Extension of the Museu Picasso

Formed by successive additions carried out since the sixties, the Picasso Museum of Barcelona goes unnoticed in the intricate urban tissue of the quarter of Ciutat Vella.

With their frameworks intact – marked by the fragmented contour of the party walls – two houses join the already renovated mansions on numbers 15, 17 and 19 of Montcada Street, extending the museum in the direction of the Church of Santa María del Mar. This latest project also includes a part of the ground floor of number 17 that was not in use until now, resulting in an over 50% increase of the museum’s total floor area.
To merge the museum with its city even more, the ground floor is freely accessible in all five palaces, with the effect that public space is brought all the way into the interior of the city-block. A linear corridor parallel to the street is consolidated as a vertebra axis on all stories, uniting the whole exhibition program in a single experience.

The nine buildings are dedicated entirely to temporary shows, and this operation makes it possible to reorganize within the previously restored spaces the three classical sectors of this type of institution: external services at ground level, the permanent exhibit on the first floor, and internal services on the second; a third story which takes up only a part of the extent of the floor plan accommodates the air-conditioning and maintenance installations. Thanks to the new space available in number 19, the café and the conference room can be placed in contact with the garden, which takes in the dense urban fabric of the Ciutat Vella. Transferring the café also allowed the architects to open up a passage in number 17, transversally to the above-mentioned corridor, and to connect the street to the inner garden, thereby reinforcing the public and permeable character of the access level.

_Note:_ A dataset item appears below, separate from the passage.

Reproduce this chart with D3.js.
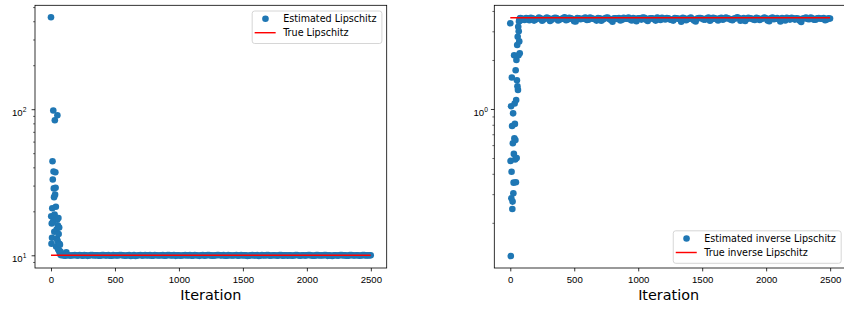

Some new façades of exposed concrete form a public zone at the rear comprising the open spaces of the museum and an adjacent plaza that hence takes on a leading role in regenerating the area, while the Montcada front contributes to internal regeneration through the constructional definition of the openings. The windows maintain their original proportions and rhythm, but express the building’s new use through contemporary materials. Through such measures, which affect as much the facades as the composition of the floor plan, the project lifts what could have been a mere internal reorganization to the status of an urban gesture, bringing art close to the citizen.